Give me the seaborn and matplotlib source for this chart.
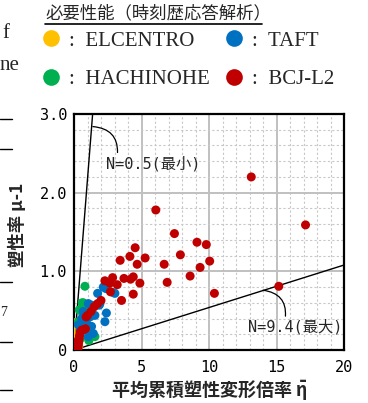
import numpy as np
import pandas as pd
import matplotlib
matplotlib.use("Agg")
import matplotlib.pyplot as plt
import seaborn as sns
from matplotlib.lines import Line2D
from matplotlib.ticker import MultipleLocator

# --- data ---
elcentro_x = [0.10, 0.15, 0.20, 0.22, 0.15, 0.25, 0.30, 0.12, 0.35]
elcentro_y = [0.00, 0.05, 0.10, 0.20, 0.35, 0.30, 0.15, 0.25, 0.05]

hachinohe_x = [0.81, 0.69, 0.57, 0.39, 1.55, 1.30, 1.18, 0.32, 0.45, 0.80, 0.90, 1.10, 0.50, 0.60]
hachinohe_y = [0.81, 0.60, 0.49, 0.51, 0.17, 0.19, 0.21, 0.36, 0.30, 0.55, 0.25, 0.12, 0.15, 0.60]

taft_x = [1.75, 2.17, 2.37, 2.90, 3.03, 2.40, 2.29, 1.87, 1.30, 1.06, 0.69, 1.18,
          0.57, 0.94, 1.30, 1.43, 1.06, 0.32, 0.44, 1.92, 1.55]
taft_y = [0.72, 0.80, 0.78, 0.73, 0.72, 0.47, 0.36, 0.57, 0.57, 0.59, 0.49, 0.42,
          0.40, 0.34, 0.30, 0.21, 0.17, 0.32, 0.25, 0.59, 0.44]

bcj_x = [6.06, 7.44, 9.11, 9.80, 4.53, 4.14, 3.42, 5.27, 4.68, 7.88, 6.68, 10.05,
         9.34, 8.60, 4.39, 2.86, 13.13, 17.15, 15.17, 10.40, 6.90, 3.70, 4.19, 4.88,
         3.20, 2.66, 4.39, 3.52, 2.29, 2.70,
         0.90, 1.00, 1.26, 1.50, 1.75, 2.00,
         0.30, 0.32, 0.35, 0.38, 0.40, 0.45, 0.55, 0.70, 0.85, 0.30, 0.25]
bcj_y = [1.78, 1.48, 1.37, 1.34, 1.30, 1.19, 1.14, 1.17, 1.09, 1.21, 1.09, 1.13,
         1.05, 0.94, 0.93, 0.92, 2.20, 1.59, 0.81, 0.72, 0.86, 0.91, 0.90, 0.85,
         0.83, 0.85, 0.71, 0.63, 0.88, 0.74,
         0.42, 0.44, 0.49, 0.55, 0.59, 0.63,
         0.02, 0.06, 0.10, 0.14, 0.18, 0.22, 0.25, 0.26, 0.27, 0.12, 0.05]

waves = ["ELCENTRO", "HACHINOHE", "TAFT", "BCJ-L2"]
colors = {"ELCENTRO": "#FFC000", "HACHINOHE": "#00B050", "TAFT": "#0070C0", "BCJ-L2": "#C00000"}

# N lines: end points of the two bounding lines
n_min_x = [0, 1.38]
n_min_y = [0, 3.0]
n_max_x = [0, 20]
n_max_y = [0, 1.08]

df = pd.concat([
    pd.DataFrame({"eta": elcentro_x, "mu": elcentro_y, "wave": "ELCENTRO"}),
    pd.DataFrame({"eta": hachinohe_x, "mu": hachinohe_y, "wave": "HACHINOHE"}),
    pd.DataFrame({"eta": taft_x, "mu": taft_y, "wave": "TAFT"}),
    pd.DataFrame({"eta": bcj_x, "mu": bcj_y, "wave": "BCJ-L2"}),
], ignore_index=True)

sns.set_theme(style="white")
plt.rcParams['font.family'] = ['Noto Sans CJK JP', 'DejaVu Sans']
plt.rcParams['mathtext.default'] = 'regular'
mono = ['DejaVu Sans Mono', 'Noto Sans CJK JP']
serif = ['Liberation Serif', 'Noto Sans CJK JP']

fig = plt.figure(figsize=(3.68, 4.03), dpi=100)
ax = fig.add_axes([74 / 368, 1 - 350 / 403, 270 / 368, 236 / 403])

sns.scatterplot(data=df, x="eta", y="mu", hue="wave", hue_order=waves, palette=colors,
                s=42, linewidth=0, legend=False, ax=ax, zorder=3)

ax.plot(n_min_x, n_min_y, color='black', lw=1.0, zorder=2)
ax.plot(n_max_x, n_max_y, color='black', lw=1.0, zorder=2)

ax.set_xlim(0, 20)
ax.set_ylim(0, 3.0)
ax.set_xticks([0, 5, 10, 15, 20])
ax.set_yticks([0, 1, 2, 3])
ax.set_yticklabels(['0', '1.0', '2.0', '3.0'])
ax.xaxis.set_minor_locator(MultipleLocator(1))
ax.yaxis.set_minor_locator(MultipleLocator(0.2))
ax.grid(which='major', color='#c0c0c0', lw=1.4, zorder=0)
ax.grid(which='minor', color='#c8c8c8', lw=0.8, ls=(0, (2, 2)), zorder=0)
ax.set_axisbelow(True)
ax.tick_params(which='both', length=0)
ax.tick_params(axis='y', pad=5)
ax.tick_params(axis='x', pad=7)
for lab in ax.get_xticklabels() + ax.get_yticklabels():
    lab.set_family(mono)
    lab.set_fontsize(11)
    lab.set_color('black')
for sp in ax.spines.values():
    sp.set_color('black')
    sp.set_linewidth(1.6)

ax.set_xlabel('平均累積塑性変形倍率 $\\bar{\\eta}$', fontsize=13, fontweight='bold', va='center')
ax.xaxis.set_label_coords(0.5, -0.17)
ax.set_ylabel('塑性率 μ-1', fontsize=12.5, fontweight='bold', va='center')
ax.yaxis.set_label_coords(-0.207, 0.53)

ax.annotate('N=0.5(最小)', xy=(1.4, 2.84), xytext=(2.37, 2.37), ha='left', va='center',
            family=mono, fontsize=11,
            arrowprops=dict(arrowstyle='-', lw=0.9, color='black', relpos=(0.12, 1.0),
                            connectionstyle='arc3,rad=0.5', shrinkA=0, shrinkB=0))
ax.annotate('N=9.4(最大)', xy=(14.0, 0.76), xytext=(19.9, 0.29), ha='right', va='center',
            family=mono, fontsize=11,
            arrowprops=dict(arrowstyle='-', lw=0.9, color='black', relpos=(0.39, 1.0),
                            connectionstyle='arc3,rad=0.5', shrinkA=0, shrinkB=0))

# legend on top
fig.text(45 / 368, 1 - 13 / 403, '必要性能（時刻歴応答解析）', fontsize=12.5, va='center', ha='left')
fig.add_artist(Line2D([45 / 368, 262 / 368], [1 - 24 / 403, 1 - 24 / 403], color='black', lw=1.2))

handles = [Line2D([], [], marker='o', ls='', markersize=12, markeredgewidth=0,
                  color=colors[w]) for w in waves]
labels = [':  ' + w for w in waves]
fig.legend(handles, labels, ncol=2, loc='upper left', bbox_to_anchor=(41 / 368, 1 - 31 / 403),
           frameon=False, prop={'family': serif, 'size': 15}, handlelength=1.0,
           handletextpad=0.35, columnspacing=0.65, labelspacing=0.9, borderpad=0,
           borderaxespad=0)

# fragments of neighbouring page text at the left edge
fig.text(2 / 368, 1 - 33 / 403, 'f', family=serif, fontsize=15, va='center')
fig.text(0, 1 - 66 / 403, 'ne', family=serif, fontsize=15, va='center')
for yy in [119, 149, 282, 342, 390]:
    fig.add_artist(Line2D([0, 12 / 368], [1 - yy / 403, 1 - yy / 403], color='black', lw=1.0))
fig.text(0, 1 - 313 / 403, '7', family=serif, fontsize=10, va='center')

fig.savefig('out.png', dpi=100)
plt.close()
◆ ◆ ◆
| TASK STATEMENT |
Reproduce the data above in full, exactly as it is, with the pictures left out.

| COMPLETE OUTPUT |
Give me the seaborn and matplotlib source for this chart.
import numpy as np
import pandas as pd
import matplotlib
matplotlib.use("Agg")
import matplotlib.pyplot as plt
import seaborn as sns
from matplotlib.lines import Line2D
from matplotlib.ticker import MultipleLocator

# --- data ---
elcentro_x = [0.10, 0.15, 0.20, 0.22, 0.15, 0.25, 0.30, 0.12, 0.35]
elcentro_y = [0.00, 0.05, 0.10, 0.20, 0.35, 0.30, 0.15, 0.25, 0.05]

hachinohe_x = [0.81, 0.69, 0.57, 0.39, 1.55, 1.30, 1.18, 0.32, 0.45, 0.80, 0.90, 1.10, 0.50, 0.60]
hachinohe_y = [0.81, 0.60, 0.49, 0.51, 0.17, 0.19, 0.21, 0.36, 0.30, 0.55, 0.25, 0.12, 0.15, 0.60]

taft_x = [1.75, 2.17, 2.37, 2.90, 3.03, 2.40, 2.29, 1.87, 1.30, 1.06, 0.69, 1.18,
          0.57, 0.94, 1.30, 1.43, 1.06, 0.32, 0.44, 1.92, 1.55]
taft_y = [0.72, 0.80, 0.78, 0.73, 0.72, 0.47, 0.36, 0.57, 0.57, 0.59, 0.49, 0.42,
          0.40, 0.34, 0.30, 0.21, 0.17, 0.32, 0.25, 0.59, 0.44]

bcj_x = [6.06, 7.44, 9.11, 9.80, 4.53, 4.14, 3.42, 5.27, 4.68, 7.88, 6.68, 10.05,
         9.34, 8.60, 4.39, 2.86, 13.13, 17.15, 15.17, 10.40, 6.90, 3.70, 4.19, 4.88,
         3.20, 2.66, 4.39, 3.52, 2.29, 2.70,
         0.90, 1.00, 1.26, 1.50, 1.75, 2.00,
         0.30, 0.32, 0.35, 0.38, 0.40, 0.45, 0.55, 0.70, 0.85, 0.30, 0.25]
bcj_y = [1.78, 1.48, 1.37, 1.34, 1.30, 1.19, 1.14, 1.17, 1.09, 1.21, 1.09, 1.13,
         1.05, 0.94, 0.93, 0.92, 2.20, 1.59, 0.81, 0.72, 0.86, 0.91, 0.90, 0.85,
         0.83, 0.85, 0.71, 0.63, 0.88, 0.74,
         0.42, 0.44, 0.49, 0.55, 0.59, 0.63,
         0.02, 0.06, 0.10, 0.14, 0.18, 0.22, 0.25, 0.26, 0.27, 0.12, 0.05]

waves = ["ELCENTRO", "HACHINOHE", "TAFT", "BCJ-L2"]
colors = {"ELCENTRO": "#FFC000", "HACHINOHE": "#00B050", "TAFT": "#0070C0", "BCJ-L2": "#C00000"}

# N lines: end points of the two bounding lines
n_min_x = [0, 1.38]
n_min_y = [0, 3.0]
n_max_x = [0, 20]
n_max_y = [0, 1.08]

df = pd.concat([
    pd.DataFrame({"eta": elcentro_x, "mu": elcentro_y, "wave": "ELCENTRO"}),
    pd.DataFrame({"eta": hachinohe_x, "mu": hachinohe_y, "wave": "HACHINOHE"}),
    pd.DataFrame({"eta": taft_x, "mu": taft_y, "wave": "TAFT"}),
    pd.DataFrame({"eta": bcj_x, "mu": bcj_y, "wave": "BCJ-L2"}),
], ignore_index=True)

sns.set_theme(style="white")
plt.rcParams['font.family'] = ['Noto Sans CJK JP', 'DejaVu Sans']
plt.rcParams['mathtext.default'] = 'regular'
mono = ['DejaVu Sans Mono', 'Noto Sans CJK JP']
serif = ['Liberation Serif', 'Noto Sans CJK JP']

fig = plt.figure(figsize=(3.68, 4.03), dpi=100)
ax = fig.add_axes([74 / 368, 1 - 350 / 403, 270 / 368, 236 / 403])

sns.scatterplot(data=df, x="eta", y="mu", hue="wave", hue_order=waves, palette=colors,
                s=42, linewidth=0, legend=False, ax=ax, zorder=3)

ax.plot(n_min_x, n_min_y, color='black', lw=1.0, zorder=2)
ax.plot(n_max_x, n_max_y, color='black', lw=1.0, zorder=2)

ax.set_xlim(0, 20)
ax.set_ylim(0, 3.0)
ax.set_xticks([0, 5, 10, 15, 20])
ax.set_yticks([0, 1, 2, 3])
ax.set_yticklabels(['0', '1.0', '2.0', '3.0'])
ax.xaxis.set_minor_locator(MultipleLocator(1))
ax.yaxis.set_minor_locator(MultipleLocator(0.2))
ax.grid(which='major', color='#c0c0c0', lw=1.4, zorder=0)
ax.grid(which='minor', color='#c8c8c8', lw=0.8, ls=(0, (2, 2)), zorder=0)
ax.set_axisbelow(True)
ax.tick_params(which='both', length=0)
ax.tick_params(axis='y', pad=5)
ax.tick_params(axis='x', pad=7)
for lab in ax.get_xticklabels() + ax.get_yticklabels():
    lab.set_family(mono)
    lab.set_fontsize(11)
    lab.set_color('black')
for sp in ax.spines.values():
    sp.set_color('black')
    sp.set_linewidth(1.6)

ax.set_xlabel('平均累積塑性変形倍率 $\\bar{\\eta}$', fontsize=13, fontweight='bold', va='center')
ax.xaxis.set_label_coords(0.5, -0.17)
ax.set_ylabel('塑性率 μ-1', fontsize=12.5, fontweight='bold', va='center')
ax.yaxis.set_label_coords(-0.207, 0.53)

ax.annotate('N=0.5(最小)', xy=(1.4, 2.84), xytext=(2.37, 2.37), ha='left', va='center',
            family=mono, fontsize=11,
            arrowprops=dict(arrowstyle='-', lw=0.9, color='black', relpos=(0.12, 1.0),
                            connectionstyle='arc3,rad=0.5', shrinkA=0, shrinkB=0))
ax.annotate('N=9.4(最大)', xy=(14.0, 0.76), xytext=(19.9, 0.29), ha='right', va='center',
            family=mono, fontsize=11,
            arrowprops=dict(arrowstyle='-', lw=0.9, color='black', relpos=(0.39, 1.0),
                            connectionstyle='arc3,rad=0.5', shrinkA=0, shrinkB=0))

# legend on top
fig.text(45 / 368, 1 - 13 / 403, '必要性能（時刻歴応答解析）', fontsize=12.5, va='center', ha='left')
fig.add_artist(Line2D([45 / 368, 262 / 368], [1 - 24 / 403, 1 - 24 / 403], color='black', lw=1.2))

handles = [Line2D([], [], marker='o', ls='', markersize=12, markeredgewidth=0,
                  color=colors[w]) for w in waves]
labels = [':  ' + w for w in waves]
fig.legend(handles, labels, ncol=2, loc='upper left', bbox_to_anchor=(41 / 368, 1 - 31 / 403),
           frameon=False, prop={'family': serif, 'size': 15}, handlelength=1.0,
           handletextpad=0.35, columnspacing=0.65, labelspacing=0.9, borderpad=0,
           borderaxespad=0)

# fragments of neighbouring page text at the left edge
fig.text(2 / 368, 1 - 33 / 403, 'f', family=serif, fontsize=15, va='center')
fig.text(0, 1 - 66 / 403, 'ne', family=serif, fontsize=15, va='center')
for yy in [119, 149, 282, 342, 390]:
    fig.add_artist(Line2D([0, 12 / 368], [1 - yy / 403, 1 - yy / 403], color='black', lw=1.0))
fig.text(0, 1 - 313 / 403, '7', family=serif, fontsize=10, va='center')

fig.savefig('out.png', dpi=100)
plt.close()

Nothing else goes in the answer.